* DATA SEGMENT
-----
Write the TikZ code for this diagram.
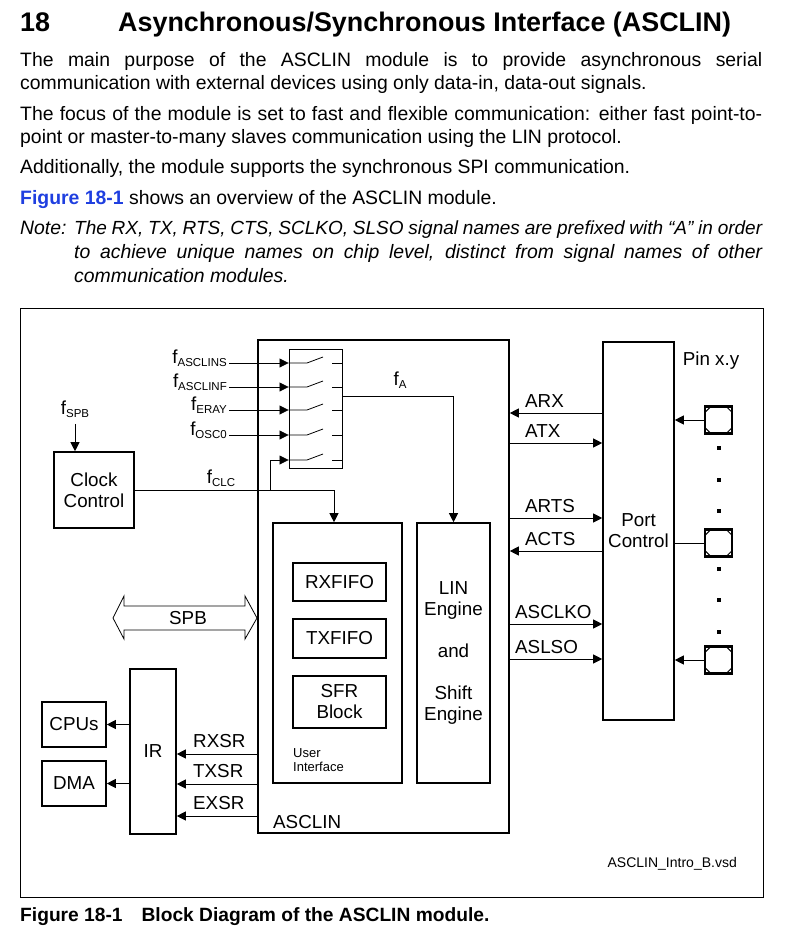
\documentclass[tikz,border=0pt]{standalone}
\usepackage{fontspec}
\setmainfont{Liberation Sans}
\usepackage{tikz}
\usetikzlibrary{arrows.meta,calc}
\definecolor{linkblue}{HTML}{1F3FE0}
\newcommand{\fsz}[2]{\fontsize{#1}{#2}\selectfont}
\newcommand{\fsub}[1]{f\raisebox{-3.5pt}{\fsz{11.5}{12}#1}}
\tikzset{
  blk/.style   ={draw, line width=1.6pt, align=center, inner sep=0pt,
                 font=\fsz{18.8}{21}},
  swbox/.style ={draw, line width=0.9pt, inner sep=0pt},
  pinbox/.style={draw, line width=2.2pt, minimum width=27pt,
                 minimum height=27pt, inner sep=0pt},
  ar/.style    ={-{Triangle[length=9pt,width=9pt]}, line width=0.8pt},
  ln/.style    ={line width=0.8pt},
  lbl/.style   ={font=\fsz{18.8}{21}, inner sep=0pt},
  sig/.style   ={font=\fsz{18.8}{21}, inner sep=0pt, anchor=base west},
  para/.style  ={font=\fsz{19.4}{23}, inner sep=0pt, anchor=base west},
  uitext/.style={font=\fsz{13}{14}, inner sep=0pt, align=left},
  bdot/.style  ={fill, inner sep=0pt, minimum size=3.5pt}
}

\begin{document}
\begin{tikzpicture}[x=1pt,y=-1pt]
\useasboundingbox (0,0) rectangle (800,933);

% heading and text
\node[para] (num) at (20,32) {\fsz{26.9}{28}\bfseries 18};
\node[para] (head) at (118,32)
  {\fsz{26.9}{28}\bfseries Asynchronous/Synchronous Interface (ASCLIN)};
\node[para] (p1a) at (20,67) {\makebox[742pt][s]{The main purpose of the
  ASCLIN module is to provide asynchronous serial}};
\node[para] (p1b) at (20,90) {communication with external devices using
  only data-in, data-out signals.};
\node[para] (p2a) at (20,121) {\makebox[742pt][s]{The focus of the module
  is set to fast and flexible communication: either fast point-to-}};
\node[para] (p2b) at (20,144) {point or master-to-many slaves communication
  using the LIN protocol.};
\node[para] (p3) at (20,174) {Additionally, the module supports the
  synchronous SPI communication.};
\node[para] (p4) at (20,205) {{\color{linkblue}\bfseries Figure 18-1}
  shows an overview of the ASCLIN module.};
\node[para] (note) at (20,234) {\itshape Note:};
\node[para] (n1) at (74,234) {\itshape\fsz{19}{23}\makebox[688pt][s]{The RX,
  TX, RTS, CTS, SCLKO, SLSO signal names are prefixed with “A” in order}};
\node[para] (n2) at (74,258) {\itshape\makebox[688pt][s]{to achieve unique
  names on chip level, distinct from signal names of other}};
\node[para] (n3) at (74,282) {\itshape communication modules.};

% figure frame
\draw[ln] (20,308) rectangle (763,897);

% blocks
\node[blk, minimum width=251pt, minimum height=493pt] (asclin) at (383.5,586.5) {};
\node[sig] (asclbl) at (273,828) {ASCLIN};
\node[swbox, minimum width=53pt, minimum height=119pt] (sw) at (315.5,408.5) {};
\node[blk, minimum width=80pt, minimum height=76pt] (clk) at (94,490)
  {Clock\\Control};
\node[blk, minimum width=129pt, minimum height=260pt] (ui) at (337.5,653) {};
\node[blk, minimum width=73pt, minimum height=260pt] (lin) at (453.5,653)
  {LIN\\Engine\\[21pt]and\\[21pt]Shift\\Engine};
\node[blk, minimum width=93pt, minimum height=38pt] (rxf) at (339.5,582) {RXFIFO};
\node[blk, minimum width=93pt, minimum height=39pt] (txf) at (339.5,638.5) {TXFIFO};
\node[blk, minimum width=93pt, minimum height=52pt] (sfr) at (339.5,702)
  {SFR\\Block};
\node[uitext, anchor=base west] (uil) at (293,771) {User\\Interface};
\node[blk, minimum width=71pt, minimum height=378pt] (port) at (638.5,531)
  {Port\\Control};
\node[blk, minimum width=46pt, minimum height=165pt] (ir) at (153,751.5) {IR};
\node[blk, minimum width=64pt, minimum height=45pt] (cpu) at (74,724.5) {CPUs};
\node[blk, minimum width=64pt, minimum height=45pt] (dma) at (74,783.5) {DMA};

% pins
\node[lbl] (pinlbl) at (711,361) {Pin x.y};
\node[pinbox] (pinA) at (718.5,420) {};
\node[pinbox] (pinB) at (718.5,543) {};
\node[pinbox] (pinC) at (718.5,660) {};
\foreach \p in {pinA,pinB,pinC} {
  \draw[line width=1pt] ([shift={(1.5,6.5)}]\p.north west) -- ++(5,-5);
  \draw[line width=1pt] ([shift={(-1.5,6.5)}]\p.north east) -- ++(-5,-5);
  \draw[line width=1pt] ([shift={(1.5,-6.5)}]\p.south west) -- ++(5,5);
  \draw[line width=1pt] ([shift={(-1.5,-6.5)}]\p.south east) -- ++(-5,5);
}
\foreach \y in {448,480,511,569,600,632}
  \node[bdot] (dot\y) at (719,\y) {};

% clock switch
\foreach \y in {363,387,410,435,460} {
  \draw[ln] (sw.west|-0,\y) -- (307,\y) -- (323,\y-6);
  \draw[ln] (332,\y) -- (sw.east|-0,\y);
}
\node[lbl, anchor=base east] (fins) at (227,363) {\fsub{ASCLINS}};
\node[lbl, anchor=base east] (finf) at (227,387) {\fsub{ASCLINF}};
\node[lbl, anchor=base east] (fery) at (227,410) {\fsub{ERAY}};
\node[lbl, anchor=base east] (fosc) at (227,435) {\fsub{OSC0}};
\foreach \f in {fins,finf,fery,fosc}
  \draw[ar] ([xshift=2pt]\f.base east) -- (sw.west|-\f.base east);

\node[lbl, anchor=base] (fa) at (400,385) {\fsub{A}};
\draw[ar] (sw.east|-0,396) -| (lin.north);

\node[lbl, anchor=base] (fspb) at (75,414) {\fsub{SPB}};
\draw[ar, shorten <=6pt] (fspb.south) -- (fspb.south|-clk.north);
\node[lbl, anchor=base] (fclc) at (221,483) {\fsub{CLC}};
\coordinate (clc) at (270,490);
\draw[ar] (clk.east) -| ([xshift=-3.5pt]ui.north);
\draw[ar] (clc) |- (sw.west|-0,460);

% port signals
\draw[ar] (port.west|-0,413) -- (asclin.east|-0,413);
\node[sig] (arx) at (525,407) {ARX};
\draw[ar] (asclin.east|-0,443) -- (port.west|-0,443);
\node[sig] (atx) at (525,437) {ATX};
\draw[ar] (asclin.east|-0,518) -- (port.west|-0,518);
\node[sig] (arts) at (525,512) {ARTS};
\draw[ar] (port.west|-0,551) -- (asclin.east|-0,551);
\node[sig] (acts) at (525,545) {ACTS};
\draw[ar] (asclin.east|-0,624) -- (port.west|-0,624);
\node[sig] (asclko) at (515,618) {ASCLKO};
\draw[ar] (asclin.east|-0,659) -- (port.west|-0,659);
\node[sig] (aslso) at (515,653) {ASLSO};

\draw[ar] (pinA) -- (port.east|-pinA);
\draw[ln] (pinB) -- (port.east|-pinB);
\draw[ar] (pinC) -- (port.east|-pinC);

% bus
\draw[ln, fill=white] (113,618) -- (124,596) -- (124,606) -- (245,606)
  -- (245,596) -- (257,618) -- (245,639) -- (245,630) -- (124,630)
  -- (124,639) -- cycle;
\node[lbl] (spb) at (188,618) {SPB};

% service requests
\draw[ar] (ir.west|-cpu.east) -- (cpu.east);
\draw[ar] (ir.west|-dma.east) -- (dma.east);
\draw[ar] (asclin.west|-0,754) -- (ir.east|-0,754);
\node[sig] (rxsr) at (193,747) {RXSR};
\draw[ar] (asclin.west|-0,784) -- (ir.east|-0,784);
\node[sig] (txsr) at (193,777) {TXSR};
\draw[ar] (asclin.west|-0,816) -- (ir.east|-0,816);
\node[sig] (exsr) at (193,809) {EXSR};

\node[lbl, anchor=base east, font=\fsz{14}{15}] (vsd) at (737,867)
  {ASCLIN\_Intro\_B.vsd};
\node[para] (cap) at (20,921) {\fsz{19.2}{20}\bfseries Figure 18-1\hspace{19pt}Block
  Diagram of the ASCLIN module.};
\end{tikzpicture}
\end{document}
-----
* DIRECTION
With the pictures left out, restate word for word every line of the data above, from the first down to the line that contains "(0,0) rectangle (800,933);".

* TASK RESULT
Write the TikZ code for this diagram.
\documentclass[tikz,border=0pt]{standalone}
\usepackage{fontspec}
\setmainfont{Liberation Sans}
\usepackage{tikz}
\usetikzlibrary{arrows.meta,calc}
\definecolor{linkblue}{HTML}{1F3FE0}
\newcommand{\fsz}[2]{\fontsize{#1}{#2}\selectfont}
\newcommand{\fsub}[1]{f\raisebox{-3.5pt}{\fsz{11.5}{12}#1}}
\tikzset{
  blk/.style   ={draw, line width=1.6pt, align=center, inner sep=0pt,
                 font=\fsz{18.8}{21}},
  swbox/.style ={draw, line width=0.9pt, inner sep=0pt},
  pinbox/.style={draw, line width=2.2pt, minimum width=27pt,
                 minimum height=27pt, inner sep=0pt},
  ar/.style    ={-{Triangle[length=9pt,width=9pt]}, line width=0.8pt},
  ln/.style    ={line width=0.8pt},
  lbl/.style   ={font=\fsz{18.8}{21}, inner sep=0pt},
  sig/.style   ={font=\fsz{18.8}{21}, inner sep=0pt, anchor=base west},
  para/.style  ={font=\fsz{19.4}{23}, inner sep=0pt, anchor=base west},
  uitext/.style={font=\fsz{13}{14}, inner sep=0pt, align=left},
  bdot/.style  ={fill, inner sep=0pt, minimum size=3.5pt}
}

\begin{document}
\begin{tikzpicture}[x=1pt,y=-1pt]
\useasboundingbox (0,0) rectangle (800,933);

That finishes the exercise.